Required task —
Write out all the lines again, precisely as they stand, but without the images.

Data provided —

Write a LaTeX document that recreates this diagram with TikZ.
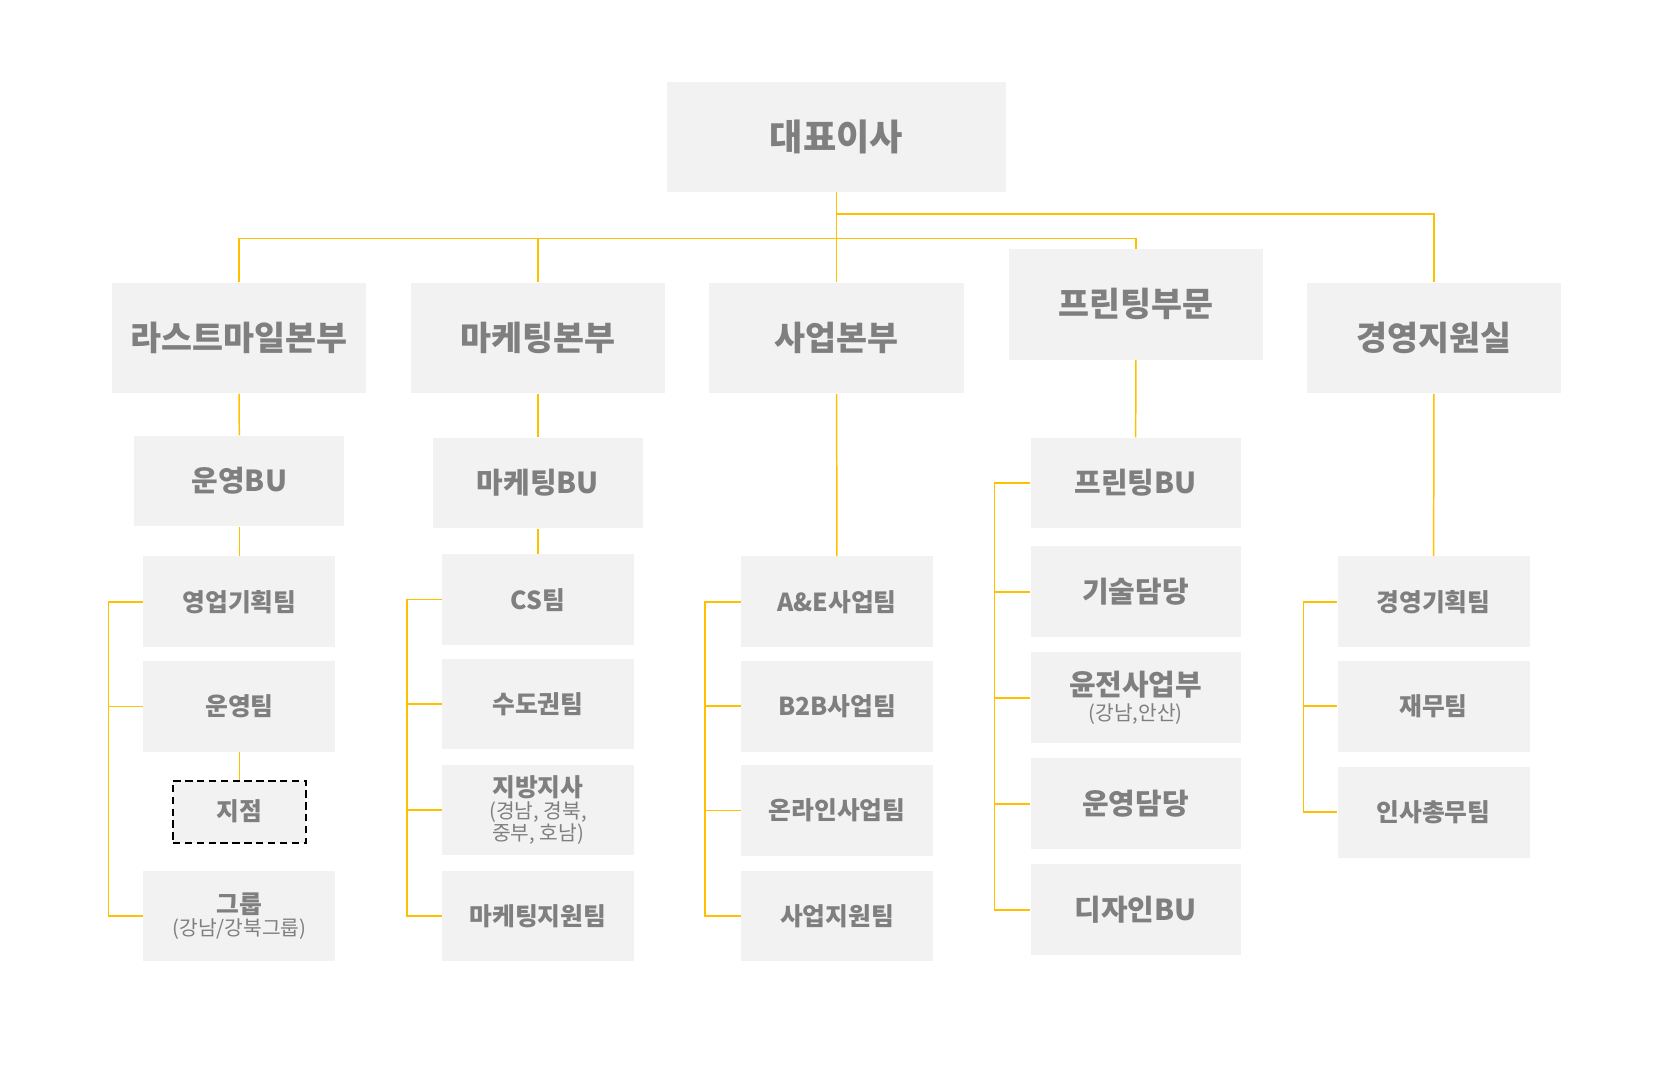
\documentclass[tikz,border=0pt]{standalone}
\usepackage{fontspec}
\setmainfont{Noto Sans CJK KR}
\usepackage{xcolor}
\usepackage{tikz}
\usetikzlibrary{positioning, calc}
\definecolor{boxgray}{HTML}{F2F2F2}
\definecolor{txtgray}{HTML}{7F7F7F}
\definecolor{linegold}{HTML}{FFC000}
\newcommand{\px}{0.025cm}
\newcommand{\subtxt}[1]{{\mdseries\fontsize{13.7}{16}\selectfont #1}}
\tikzstyle{ceobox} = [rectangle, minimum width=322*\px, minimum height=104*\px, inner sep=0pt, fill=boxgray, text=txtgray, font=\bfseries\fontsize{24.4}{28}\selectfont]
\tikzstyle{headbox} = [rectangle, minimum width=241*\px, minimum height=105*\px, inner sep=0pt, fill=boxgray, text=txtgray, font=\bfseries\fontsize{22.7}{26}\selectfont]
\tikzstyle{bubox} = [rectangle, minimum width=199*\px, minimum height=86*\px, inner sep=0pt, align=center, fill=boxgray, text=txtgray, font=\bfseries\fontsize{19.5}{22}\selectfont]
\tikzstyle{teambox} = [rectangle, minimum width=182*\px, minimum height=86*\px, inner sep=0pt, align=center, fill=boxgray, text=txtgray, font=\bfseries\fontsize{16.7}{19}\selectfont]
\tikzstyle{branchbox} = [rectangle, minimum width=126*\px, minimum height=59*\px, inner sep=0pt, fill=boxgray, draw=black, dash pattern=on 5pt off 3pt, line width=1.3pt, text=txtgray, font=\bfseries\fontsize{16.7}{19}\selectfont]
\tikzstyle{link} = [draw=linegold, line width=1pt]

\begin{document}
\begin{tikzpicture}[x=\px, y=-\px]
\useasboundingbox (0,0) rectangle (1568,1010);
% Top
\node (ceo) [ceobox] at (793,130) {대표이사};

% Divisions
\node (lastmile) [headbox] at (226.5,320.5) {라스트마일본부};
\node (mkt) [headbox] at (510,320.5) {마케팅본부};
\node (biz) [headbox] at (793,320.5) {사업본부};
\node (print) [headbox] at (1077,288.5) {프린팅부문};
\node (mgmt) [headbox] at (1359.5,320.5) {경영지원실};

% Business units
\node (opbu) [bubox] at (227,456) {운영BU};
\node (mbu) [bubox] at (510,458) {마케팅BU};

% Teams
\node (sales) [teambox] at (227,570.5) {영업기획팀};
\node (opteam) [teambox] at (227,670) {운영팀};
\node (branch) [branchbox] at (227,769.5) {지점};
\node (group) [teambox] at (227,868.5) {그룹\\[-4pt]\subtxt{(강남/강북그룹)}};

\node (cs) [teambox] at (510,568.5) {CS팀};
\node (metro) [teambox] at (510,667.5) {수도권팀};
\node (region) [teambox] at (510,768) {지방지사\\[-4pt]\subtxt{(경남, 경북,}\\[-4pt]\subtxt{중부, 호남)}};
\node (mktsup) [teambox] at (510,868.5) {마케팅지원팀};

\node (ae) [teambox] at (793.5,570.5) {A\&E사업팀};
\node (b2b) [teambox] at (793.5,669.5) {B2B사업팀};
\node (online) [teambox] at (793.5,768.5) {온라인사업팀};
\node (bizsup) [teambox] at (793.5,868.5) {사업지원팀};

\node (pbu) [bubox] at (1076.5,458) {프린팅BU};
\node (tech) [bubox] at (1076.5,561) {기술담당};
\node (press) [bubox] at (1076.5,661.5) {윤전사업부\\[-5pt]\subtxt{(강남,안산)}};
\node (opchg) [bubox] at (1076.5,762) {운영담당};
\node (design) [bubox] at (1076.5,862.5) {디자인BU};

\node (mplan) [teambox] at (1359,570.5) {경영기획팀};
\node (fin) [teambox] at (1359,669.5) {재무팀};
\node (hr) [teambox] at (1359,770) {인사총무팀};

% Links
\coordinate (bus) at (793,226);
\coordinate (bus2) at (793,203);
\draw [link] (ceo) -- (bus);
\foreach \n in {lastmile,mkt,biz,print}
  \draw [link] (\n.north) |- (bus);
\draw [link] (mgmt.north) |- (bus2);

\draw [link] (lastmile) -- (opbu);
\draw [link] (opbu) -- (sales);
\draw [link] (opteam) -- (branch);
\draw [link] (mkt) -- (mbu);
\draw [link] (mbu) -- (cs);
\draw [link] (biz) -- (ae);
\draw [link] (print) -- (pbu);
\draw [link] (mgmt) -- (mplan);

% Brackets
\draw [link] (sales.west) -- ++(-33,0) |- (group.west);
\draw [link] (opteam.west) -- ++(-33,0);
\draw [link] (cs.west) -- ++(-33,0) |- (mktsup.west);
\foreach \n in {metro,region}
  \draw [link] (\n.west) -- ++(-33,0);
\draw [link] (ae.west) -- ++(-34,0) |- (bizsup.west);
\foreach \n in {b2b,online}
  \draw [link] (\n.west) -- ++(-34,0);
\draw [link] (pbu.west) -- ++(-34,0) |- (design.west);
\foreach \n in {tech,press,opchg}
  \draw [link] (\n.west) -- ++(-34,0);
\draw [link] (mplan.west) -- ++(-32,0) |- (hr.west);
\draw [link] (fin.west) -- ++(-32,0);
\end{tikzpicture}
\end{document}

Complete answer —
Write a LaTeX document that recreates this diagram with TikZ.
\documentclass[tikz,border=0pt]{standalone}
\usepackage{fontspec}
\setmainfont{Noto Sans CJK KR}
\usepackage{xcolor}
\usepackage{tikz}
\usetikzlibrary{positioning, calc}
\definecolor{boxgray}{HTML}{F2F2F2}
\definecolor{txtgray}{HTML}{7F7F7F}
\definecolor{linegold}{HTML}{FFC000}
\newcommand{\px}{0.025cm}
\newcommand{\subtxt}[1]{{\mdseries\fontsize{13.7}{16}\selectfont #1}}
\tikzstyle{ceobox} = [rectangle, minimum width=322*\px, minimum height=104*\px, inner sep=0pt, fill=boxgray, text=txtgray, font=\bfseries\fontsize{24.4}{28}\selectfont]
\tikzstyle{headbox} = [rectangle, minimum width=241*\px, minimum height=105*\px, inner sep=0pt, fill=boxgray, text=txtgray, font=\bfseries\fontsize{22.7}{26}\selectfont]
\tikzstyle{bubox} = [rectangle, minimum width=199*\px, minimum height=86*\px, inner sep=0pt, align=center, fill=boxgray, text=txtgray, font=\bfseries\fontsize{19.5}{22}\selectfont]
\tikzstyle{teambox} = [rectangle, minimum width=182*\px, minimum height=86*\px, inner sep=0pt, align=center, fill=boxgray, text=txtgray, font=\bfseries\fontsize{16.7}{19}\selectfont]
\tikzstyle{branchbox} = [rectangle, minimum width=126*\px, minimum height=59*\px, inner sep=0pt, fill=boxgray, draw=black, dash pattern=on 5pt off 3pt, line width=1.3pt, text=txtgray, font=\bfseries\fontsize{16.7}{19}\selectfont]
\tikzstyle{link} = [draw=linegold, line width=1pt]

\begin{document}
\begin{tikzpicture}[x=\px, y=-\px]
\useasboundingbox (0,0) rectangle (1568,1010);
% Top
\node (ceo) [ceobox] at (793,130) {대표이사};

% Divisions
\node (lastmile) [headbox] at (226.5,320.5) {라스트마일본부};
\node (mkt) [headbox] at (510,320.5) {마케팅본부};
\node (biz) [headbox] at (793,320.5) {사업본부};
\node (print) [headbox] at (1077,288.5) {프린팅부문};
\node (mgmt) [headbox] at (1359.5,320.5) {경영지원실};

% Business units
\node (opbu) [bubox] at (227,456) {운영BU};
\node (mbu) [bubox] at (510,458) {마케팅BU};

% Teams
\node (sales) [teambox] at (227,570.5) {영업기획팀};
\node (opteam) [teambox] at (227,670) {운영팀};
\node (branch) [branchbox] at (227,769.5) {지점};
\node (group) [teambox] at (227,868.5) {그룹\\[-4pt]\subtxt{(강남/강북그룹)}};

\node (cs) [teambox] at (510,568.5) {CS팀};
\node (metro) [teambox] at (510,667.5) {수도권팀};
\node (region) [teambox] at (510,768) {지방지사\\[-4pt]\subtxt{(경남, 경북,}\\[-4pt]\subtxt{중부, 호남)}};
\node (mktsup) [teambox] at (510,868.5) {마케팅지원팀};

\node (ae) [teambox] at (793.5,570.5) {A\&E사업팀};
\node (b2b) [teambox] at (793.5,669.5) {B2B사업팀};
\node (online) [teambox] at (793.5,768.5) {온라인사업팀};
\node (bizsup) [teambox] at (793.5,868.5) {사업지원팀};

\node (pbu) [bubox] at (1076.5,458) {프린팅BU};
\node (tech) [bubox] at (1076.5,561) {기술담당};
\node (press) [bubox] at (1076.5,661.5) {윤전사업부\\[-5pt]\subtxt{(강남,안산)}};
\node (opchg) [bubox] at (1076.5,762) {운영담당};
\node (design) [bubox] at (1076.5,862.5) {디자인BU};

\node (mplan) [teambox] at (1359,570.5) {경영기획팀};
\node (fin) [teambox] at (1359,669.5) {재무팀};
\node (hr) [teambox] at (1359,770) {인사총무팀};

% Links
\coordinate (bus) at (793,226);
\coordinate (bus2) at (793,203);
\draw [link] (ceo) -- (bus);
\foreach \n in {lastmile,mkt,biz,print}
  \draw [link] (\n.north) |- (bus);
\draw [link] (mgmt.north) |- (bus2);

\draw [link] (lastmile) -- (opbu);
\draw [link] (opbu) -- (sales);
\draw [link] (opteam) -- (branch);
\draw [link] (mkt) -- (mbu);
\draw [link] (mbu) -- (cs);
\draw [link] (biz) -- (ae);
\draw [link] (print) -- (pbu);
\draw [link] (mgmt) -- (mplan);

% Brackets
\draw [link] (sales.west) -- ++(-33,0) |- (group.west);
\draw [link] (opteam.west) -- ++(-33,0);
\draw [link] (cs.west) -- ++(-33,0) |- (mktsup.west);
\foreach \n in {metro,region}
  \draw [link] (\n.west) -- ++(-33,0);
\draw [link] (ae.west) -- ++(-34,0) |- (bizsup.west);
\foreach \n in {b2b,online}
  \draw [link] (\n.west) -- ++(-34,0);
\draw [link] (pbu.west) -- ++(-34,0) |- (design.west);
\foreach \n in {tech,press,opchg}
  \draw [link] (\n.west) -- ++(-34,0);
\draw [link] (mplan.west) -- ++(-32,0) |- (hr.west);
\draw [link] (fin.west) -- ++(-32,0);
\end{tikzpicture}
\end{document}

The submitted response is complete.